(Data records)

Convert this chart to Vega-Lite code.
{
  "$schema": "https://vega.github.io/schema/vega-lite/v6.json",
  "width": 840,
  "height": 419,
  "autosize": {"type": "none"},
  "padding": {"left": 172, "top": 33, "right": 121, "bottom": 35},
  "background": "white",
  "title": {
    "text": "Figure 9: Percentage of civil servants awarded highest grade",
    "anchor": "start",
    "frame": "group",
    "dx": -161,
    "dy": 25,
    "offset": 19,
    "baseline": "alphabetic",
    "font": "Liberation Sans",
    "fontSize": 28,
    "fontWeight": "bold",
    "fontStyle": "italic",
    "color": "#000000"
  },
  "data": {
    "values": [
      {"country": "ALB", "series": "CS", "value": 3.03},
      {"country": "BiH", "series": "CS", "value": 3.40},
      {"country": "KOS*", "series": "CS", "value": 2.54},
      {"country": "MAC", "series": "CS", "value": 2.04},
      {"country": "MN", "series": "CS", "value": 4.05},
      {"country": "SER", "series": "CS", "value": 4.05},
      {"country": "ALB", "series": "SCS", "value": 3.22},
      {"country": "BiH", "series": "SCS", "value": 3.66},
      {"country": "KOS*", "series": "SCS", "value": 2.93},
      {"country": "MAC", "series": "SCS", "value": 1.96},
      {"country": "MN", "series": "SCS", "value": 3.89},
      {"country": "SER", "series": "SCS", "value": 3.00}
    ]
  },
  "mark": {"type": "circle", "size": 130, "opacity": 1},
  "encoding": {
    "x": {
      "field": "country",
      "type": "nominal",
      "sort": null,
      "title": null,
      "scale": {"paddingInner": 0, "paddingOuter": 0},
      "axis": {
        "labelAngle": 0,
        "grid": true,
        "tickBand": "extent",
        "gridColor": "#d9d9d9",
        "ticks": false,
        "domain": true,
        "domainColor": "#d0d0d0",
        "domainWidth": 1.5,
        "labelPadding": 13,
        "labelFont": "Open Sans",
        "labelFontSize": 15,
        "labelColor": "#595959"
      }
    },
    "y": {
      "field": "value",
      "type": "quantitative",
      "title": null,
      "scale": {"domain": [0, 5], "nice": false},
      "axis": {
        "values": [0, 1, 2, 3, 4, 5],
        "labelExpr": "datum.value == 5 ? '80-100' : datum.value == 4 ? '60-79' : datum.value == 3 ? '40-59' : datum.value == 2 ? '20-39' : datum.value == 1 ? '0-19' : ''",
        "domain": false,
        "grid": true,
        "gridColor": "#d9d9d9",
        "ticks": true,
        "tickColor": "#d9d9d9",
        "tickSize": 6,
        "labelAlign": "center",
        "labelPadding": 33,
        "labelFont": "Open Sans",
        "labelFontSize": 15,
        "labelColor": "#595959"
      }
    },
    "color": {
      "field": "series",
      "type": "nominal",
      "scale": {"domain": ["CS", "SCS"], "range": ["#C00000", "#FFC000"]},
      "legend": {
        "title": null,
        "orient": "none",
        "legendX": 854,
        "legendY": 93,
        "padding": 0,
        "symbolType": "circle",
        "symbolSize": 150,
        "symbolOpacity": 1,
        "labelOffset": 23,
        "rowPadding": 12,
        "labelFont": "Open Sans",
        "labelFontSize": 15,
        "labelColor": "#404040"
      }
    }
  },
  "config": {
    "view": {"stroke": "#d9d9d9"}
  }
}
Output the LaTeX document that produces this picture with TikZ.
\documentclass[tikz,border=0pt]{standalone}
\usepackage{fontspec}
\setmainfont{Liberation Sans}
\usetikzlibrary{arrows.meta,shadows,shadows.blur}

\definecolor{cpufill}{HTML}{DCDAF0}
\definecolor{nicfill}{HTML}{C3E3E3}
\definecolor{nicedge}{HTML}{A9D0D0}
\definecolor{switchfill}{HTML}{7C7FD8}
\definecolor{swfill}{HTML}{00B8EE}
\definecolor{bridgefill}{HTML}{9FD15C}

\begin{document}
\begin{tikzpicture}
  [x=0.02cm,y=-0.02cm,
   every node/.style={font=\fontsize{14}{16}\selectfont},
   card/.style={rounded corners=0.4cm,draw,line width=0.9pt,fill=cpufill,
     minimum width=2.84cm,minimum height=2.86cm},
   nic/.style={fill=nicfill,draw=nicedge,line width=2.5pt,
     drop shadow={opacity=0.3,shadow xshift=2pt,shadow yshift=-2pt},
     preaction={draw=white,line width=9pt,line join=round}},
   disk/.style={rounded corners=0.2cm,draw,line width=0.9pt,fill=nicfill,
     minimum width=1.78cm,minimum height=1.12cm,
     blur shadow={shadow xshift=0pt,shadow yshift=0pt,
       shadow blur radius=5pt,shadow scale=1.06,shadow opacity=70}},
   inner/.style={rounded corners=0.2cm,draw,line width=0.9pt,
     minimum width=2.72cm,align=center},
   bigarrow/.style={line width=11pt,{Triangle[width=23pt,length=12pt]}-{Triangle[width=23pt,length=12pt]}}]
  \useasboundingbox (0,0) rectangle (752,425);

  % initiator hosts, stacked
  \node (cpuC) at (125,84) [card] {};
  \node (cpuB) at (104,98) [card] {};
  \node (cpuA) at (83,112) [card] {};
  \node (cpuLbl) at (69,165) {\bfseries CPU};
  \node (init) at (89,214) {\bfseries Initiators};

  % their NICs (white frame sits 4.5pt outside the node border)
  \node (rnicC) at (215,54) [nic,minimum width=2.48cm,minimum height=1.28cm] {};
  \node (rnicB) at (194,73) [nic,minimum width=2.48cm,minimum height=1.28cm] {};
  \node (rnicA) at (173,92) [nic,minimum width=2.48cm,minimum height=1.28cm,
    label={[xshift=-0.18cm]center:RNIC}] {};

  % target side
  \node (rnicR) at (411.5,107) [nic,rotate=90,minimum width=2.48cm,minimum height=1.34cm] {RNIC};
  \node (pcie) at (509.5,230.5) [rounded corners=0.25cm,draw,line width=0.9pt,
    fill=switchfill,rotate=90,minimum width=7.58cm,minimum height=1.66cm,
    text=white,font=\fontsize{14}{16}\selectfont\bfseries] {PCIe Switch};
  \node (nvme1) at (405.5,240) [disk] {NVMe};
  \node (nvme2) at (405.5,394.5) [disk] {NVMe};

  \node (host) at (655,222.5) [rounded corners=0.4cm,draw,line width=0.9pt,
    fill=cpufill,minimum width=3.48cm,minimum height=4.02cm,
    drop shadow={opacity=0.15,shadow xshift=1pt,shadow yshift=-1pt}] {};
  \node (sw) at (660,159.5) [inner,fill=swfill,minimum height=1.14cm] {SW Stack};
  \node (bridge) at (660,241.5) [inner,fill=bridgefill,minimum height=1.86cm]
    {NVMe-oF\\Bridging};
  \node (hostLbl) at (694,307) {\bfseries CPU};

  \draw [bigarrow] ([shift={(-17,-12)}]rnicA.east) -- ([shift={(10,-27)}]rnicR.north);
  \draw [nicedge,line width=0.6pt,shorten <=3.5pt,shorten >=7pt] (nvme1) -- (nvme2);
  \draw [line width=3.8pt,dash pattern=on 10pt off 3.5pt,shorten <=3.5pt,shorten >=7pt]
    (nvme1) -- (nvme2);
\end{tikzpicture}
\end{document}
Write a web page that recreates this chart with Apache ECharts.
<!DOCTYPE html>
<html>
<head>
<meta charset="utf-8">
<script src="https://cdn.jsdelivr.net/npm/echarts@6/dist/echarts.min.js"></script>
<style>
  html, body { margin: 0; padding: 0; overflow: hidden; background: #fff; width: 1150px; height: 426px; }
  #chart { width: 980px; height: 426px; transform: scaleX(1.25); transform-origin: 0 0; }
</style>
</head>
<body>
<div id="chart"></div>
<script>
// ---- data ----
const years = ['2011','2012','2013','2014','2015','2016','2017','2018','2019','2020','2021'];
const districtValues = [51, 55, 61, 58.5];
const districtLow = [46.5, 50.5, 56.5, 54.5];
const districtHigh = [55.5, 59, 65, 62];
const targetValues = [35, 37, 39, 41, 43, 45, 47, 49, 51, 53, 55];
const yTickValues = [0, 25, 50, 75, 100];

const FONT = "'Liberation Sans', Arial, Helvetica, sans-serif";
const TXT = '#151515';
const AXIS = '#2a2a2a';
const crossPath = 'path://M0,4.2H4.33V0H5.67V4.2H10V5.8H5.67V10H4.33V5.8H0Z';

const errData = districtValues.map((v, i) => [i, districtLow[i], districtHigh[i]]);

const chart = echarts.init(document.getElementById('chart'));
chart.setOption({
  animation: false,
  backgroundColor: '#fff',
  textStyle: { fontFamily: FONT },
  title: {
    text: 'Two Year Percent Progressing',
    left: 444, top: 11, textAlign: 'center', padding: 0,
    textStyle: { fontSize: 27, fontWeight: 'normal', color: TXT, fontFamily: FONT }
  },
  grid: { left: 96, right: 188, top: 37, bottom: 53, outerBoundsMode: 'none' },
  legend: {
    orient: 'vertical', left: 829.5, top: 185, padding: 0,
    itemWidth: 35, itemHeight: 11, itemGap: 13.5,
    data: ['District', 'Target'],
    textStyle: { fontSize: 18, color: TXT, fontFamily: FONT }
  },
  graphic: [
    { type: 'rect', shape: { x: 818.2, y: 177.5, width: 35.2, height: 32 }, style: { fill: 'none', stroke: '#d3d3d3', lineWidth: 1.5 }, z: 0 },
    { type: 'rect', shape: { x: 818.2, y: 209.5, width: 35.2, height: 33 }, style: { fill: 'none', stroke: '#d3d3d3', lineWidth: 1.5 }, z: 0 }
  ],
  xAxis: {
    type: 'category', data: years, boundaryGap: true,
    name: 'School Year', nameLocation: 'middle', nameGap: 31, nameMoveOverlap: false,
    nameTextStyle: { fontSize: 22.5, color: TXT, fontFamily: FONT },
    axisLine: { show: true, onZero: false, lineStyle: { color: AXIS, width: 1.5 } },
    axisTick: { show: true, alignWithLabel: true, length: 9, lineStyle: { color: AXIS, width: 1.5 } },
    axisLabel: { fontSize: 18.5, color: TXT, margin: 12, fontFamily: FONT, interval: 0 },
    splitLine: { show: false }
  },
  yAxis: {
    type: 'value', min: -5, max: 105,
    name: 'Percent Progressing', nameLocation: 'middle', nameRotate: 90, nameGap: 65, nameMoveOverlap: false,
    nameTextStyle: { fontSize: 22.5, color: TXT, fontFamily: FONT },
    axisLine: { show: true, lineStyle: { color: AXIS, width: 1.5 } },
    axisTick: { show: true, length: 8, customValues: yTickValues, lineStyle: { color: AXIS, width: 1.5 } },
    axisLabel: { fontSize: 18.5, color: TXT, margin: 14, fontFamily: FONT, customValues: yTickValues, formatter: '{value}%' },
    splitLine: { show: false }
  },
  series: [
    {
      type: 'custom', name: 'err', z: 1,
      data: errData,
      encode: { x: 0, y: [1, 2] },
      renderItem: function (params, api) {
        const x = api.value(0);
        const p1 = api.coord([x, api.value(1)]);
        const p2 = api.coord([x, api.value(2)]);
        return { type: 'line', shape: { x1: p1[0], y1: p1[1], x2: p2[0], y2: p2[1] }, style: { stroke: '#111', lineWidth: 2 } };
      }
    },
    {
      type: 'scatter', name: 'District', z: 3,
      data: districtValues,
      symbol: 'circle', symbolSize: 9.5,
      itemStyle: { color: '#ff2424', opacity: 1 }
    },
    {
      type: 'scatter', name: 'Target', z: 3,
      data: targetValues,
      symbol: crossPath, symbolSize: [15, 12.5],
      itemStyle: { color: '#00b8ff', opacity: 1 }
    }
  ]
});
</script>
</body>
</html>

**PROBLEM**
Look back at the entries above. Retype the line with "Write a web", the line with "const errData = districtValues.map((v, i)", and all lines in between.

**RESPONSE TO THIS EXERCISE**
Write a web page that recreates this chart with Apache ECharts.
<!DOCTYPE html>
<html>
<head>
<meta charset="utf-8">
<script src="https://cdn.jsdelivr.net/npm/echarts@6/dist/echarts.min.js"></script>
<style>
  html, body { margin: 0; padding: 0; overflow: hidden; background: #fff; width: 1150px; height: 426px; }
  #chart { width: 980px; height: 426px; transform: scaleX(1.25); transform-origin: 0 0; }
</style>
</head>
<body>
<div id="chart"></div>
<script>
// ---- data ----
const years = ['2011','2012','2013','2014','2015','2016','2017','2018','2019','2020','2021'];
const districtValues = [51, 55, 61, 58.5];
const districtLow = [46.5, 50.5, 56.5, 54.5];
const districtHigh = [55.5, 59, 65, 62];
const targetValues = [35, 37, 39, 41, 43, 45, 47, 49, 51, 53, 55];
const yTickValues = [0, 25, 50, 75, 100];

const FONT = "'Liberation Sans', Arial, Helvetica, sans-serif";
const TXT = '#151515';
const AXIS = '#2a2a2a';
const crossPath = 'path://M0,4.2H4.33V0H5.67V4.2H10V5.8H5.67V10H4.33V5.8H0Z';

const errData = districtValues.map((v, i) => [i, districtLow[i], districtHigh[i]]);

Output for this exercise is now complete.